In the past, in order to be able to initiate transfers, a company had to subscribe to the proprietary electronic banking platforms of all their banks. These multiple subscriptions were not always convenient and posed additional access-security risks for the company. The SWIFT MT 101 message (see Appendix C) provides a solution by allowing a chosen “host” electronic banking platform to act as the conduit to transmit wire transfer messages to other banks.
The MT 101 is a message sent through an initial bank but destined for action by another financial institution. It can be used not only to pay funds but also to defund an account and consolidate balances with the concentration bank. Exhibit 7.2 illustrates how the MT 101 works, enabling a single electronic platform to manage an entire banking structure.

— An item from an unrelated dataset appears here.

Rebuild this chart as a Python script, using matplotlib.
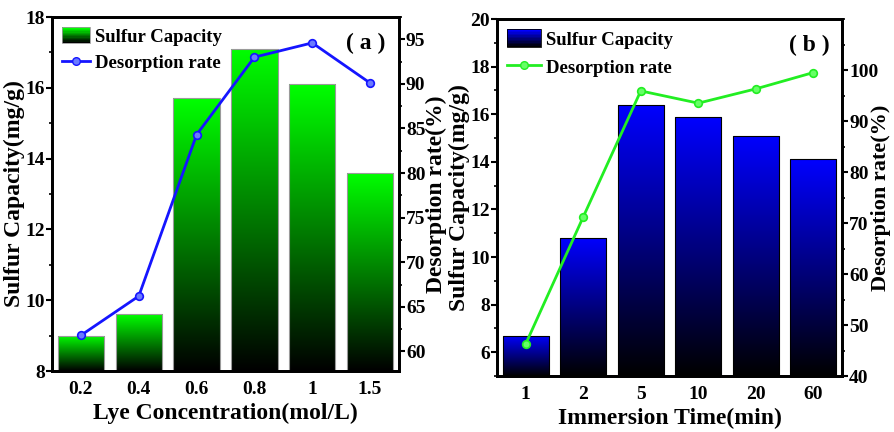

In the Real World: Bilateral Agreements
The MT 101 message type will prove to be very beneficial to treasurers. However, before it can be implemented, an agreement has to be in place between the customer and the “host” bank, and the host bank must also have executed a bilateral agreement (known as a bilat) with all the prospective recipient banks. The bilats are important because they define responsibilities and service levels between the parties. Some banks are even insisting on bilats with their own branches. Over the last few years, the major banks have been steadily increasing the number of bilats that are in place. A corporate customer with banking arrangements not covered by the existing agreements will have to wait until a new bilat Is negotiated, which can require considerable time.